I’ve heard different things on this. I broke a lease with a national property management company. While it says in the contract that I’m liable for a 1 month lease break fee, the landlord has rented the unit and at most is out 2 weeks of rent. I have read that they cannot receive double rent, which is effectively what they’re doing. Am I in the right by not paying the fee? If so, how should I deal with it?

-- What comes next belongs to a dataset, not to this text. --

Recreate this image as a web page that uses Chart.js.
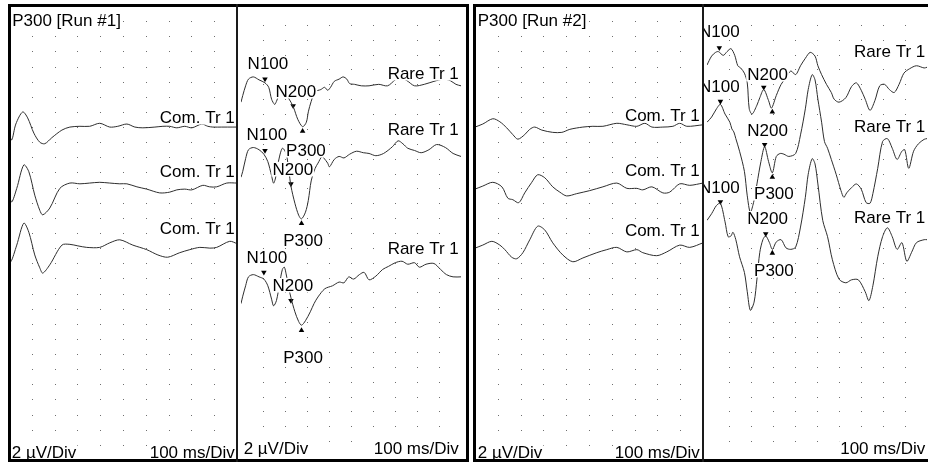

Asked on August 15, 2011 Massachusetts

Answers:

SJZ, Member, New York Bar / FreeAdvice Contributing Attorney

Answered 9 years ago | Contributor

Normally, you'd be liable for the short of 1) the remaining term of the lease or 2) the period until the premises is re-rented. Therefore, normally you'd only be liable for 2 weeks  of rent, in the situation you describe. However, parties can include what's called "liquidated damages," or damages that the other party has to pay in the event of a breach, in their contract or lease. If liquidated damages are in a contract, they generally have to be paid whether they turn out to be too much or too little for the breach--in short, a party basically agrees to pay a certain amount as a penalty or damages, no matter what. If the way the "1 month lease break fee" is written in your contract makes it liquidated damages, you'd have to pay it though the premises re-rented in two weeks.  You also want to ask yourself: even if 2 weeks were the correct measure, is it worth potentially ending up in litigation--being sued or suing--over the other 2 weeks of rent?